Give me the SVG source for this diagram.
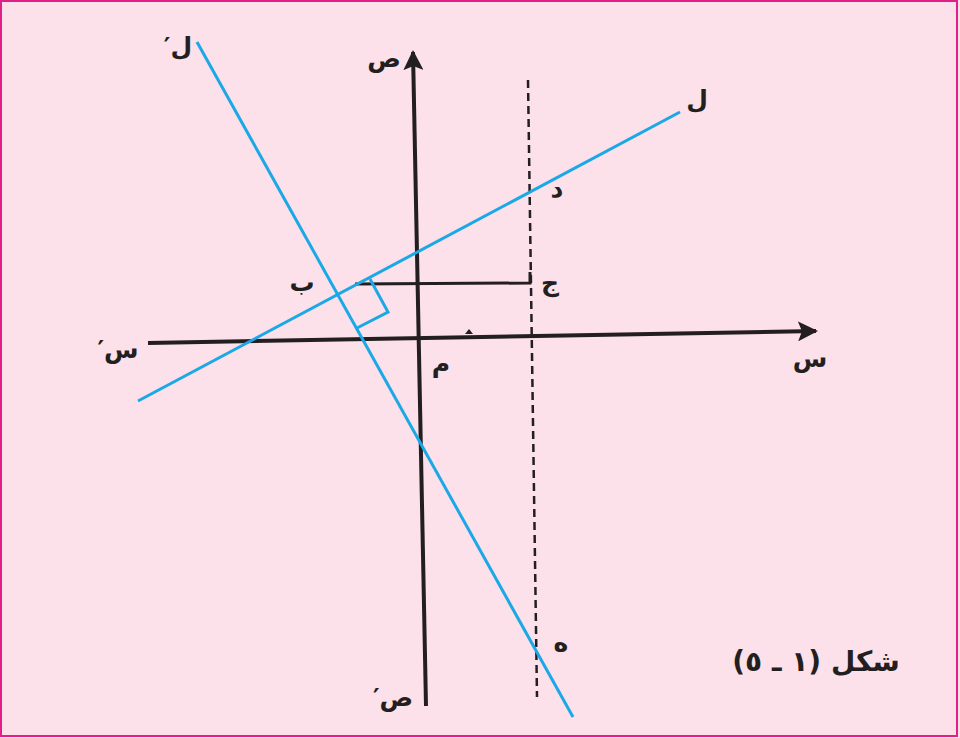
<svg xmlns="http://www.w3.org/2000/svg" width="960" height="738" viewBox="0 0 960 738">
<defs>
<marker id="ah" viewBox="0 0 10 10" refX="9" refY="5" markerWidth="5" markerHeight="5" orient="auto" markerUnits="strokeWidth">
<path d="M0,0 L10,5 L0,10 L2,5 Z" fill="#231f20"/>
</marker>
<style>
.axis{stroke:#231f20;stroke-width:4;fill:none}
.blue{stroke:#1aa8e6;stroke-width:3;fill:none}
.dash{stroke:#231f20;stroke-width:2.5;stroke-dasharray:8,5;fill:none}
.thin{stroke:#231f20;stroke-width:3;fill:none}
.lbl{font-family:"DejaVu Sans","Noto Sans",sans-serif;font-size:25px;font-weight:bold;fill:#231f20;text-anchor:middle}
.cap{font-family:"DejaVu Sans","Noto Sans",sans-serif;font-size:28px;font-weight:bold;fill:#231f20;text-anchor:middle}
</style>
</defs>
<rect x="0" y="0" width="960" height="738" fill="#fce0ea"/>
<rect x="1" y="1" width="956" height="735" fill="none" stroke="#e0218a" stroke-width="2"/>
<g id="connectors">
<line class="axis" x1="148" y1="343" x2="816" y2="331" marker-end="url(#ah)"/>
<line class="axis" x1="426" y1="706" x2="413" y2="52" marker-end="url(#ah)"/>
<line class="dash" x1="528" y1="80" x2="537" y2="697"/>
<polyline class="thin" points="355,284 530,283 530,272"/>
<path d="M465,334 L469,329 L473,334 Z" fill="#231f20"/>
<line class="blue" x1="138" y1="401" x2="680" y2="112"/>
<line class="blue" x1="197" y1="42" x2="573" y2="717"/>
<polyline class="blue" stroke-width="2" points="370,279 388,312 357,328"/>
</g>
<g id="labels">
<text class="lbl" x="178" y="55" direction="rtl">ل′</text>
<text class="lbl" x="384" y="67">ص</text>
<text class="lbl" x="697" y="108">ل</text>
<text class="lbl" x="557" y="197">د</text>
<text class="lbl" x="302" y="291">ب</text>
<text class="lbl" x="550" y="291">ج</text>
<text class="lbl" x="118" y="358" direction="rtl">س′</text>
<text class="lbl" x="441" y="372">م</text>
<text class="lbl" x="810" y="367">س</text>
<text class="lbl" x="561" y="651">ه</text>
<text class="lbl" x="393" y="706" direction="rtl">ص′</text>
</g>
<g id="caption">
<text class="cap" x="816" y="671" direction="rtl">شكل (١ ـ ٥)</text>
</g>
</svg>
—————
▸ Task to carry out:
Transcribe the material as is, with images omitted.

▸ Exercise answer:
Give me the SVG source for this diagram.
<svg xmlns="http://www.w3.org/2000/svg" width="960" height="738" viewBox="0 0 960 738">
<defs>
<marker id="ah" viewBox="0 0 10 10" refX="9" refY="5" markerWidth="5" markerHeight="5" orient="auto" markerUnits="strokeWidth">
<path d="M0,0 L10,5 L0,10 L2,5 Z" fill="#231f20"/>
</marker>
<style>
.axis{stroke:#231f20;stroke-width:4;fill:none}
.blue{stroke:#1aa8e6;stroke-width:3;fill:none}
.dash{stroke:#231f20;stroke-width:2.5;stroke-dasharray:8,5;fill:none}
.thin{stroke:#231f20;stroke-width:3;fill:none}
.lbl{font-family:"DejaVu Sans","Noto Sans",sans-serif;font-size:25px;font-weight:bold;fill:#231f20;text-anchor:middle}
.cap{font-family:"DejaVu Sans","Noto Sans",sans-serif;font-size:28px;font-weight:bold;fill:#231f20;text-anchor:middle}
</style>
</defs>
<rect x="0" y="0" width="960" height="738" fill="#fce0ea"/>
<rect x="1" y="1" width="956" height="735" fill="none" stroke="#e0218a" stroke-width="2"/>
<g id="connectors">
<line class="axis" x1="148" y1="343" x2="816" y2="331" marker-end="url(#ah)"/>
<line class="axis" x1="426" y1="706" x2="413" y2="52" marker-end="url(#ah)"/>
<line class="dash" x1="528" y1="80" x2="537" y2="697"/>
<polyline class="thin" points="355,284 530,283 530,272"/>
<path d="M465,334 L469,329 L473,334 Z" fill="#231f20"/>
<line class="blue" x1="138" y1="401" x2="680" y2="112"/>
<line class="blue" x1="197" y1="42" x2="573" y2="717"/>
<polyline class="blue" stroke-width="2" points="370,279 388,312 357,328"/>
</g>
<g id="labels">
<text class="lbl" x="178" y="55" direction="rtl">ل′</text>
<text class="lbl" x="384" y="67">ص</text>
<text class="lbl" x="697" y="108">ل</text>
<text class="lbl" x="557" y="197">د</text>
<text class="lbl" x="302" y="291">ب</text>
<text class="lbl" x="550" y="291">ج</text>
<text class="lbl" x="118" y="358" direction="rtl">س′</text>
<text class="lbl" x="441" y="372">م</text>
<text class="lbl" x="810" y="367">س</text>
<text class="lbl" x="561" y="651">ه</text>
<text class="lbl" x="393" y="706" direction="rtl">ص′</text>
</g>
<g id="caption">
<text class="cap" x="816" y="671" direction="rtl">شكل (١ ـ ٥)</text>
</g>
</svg>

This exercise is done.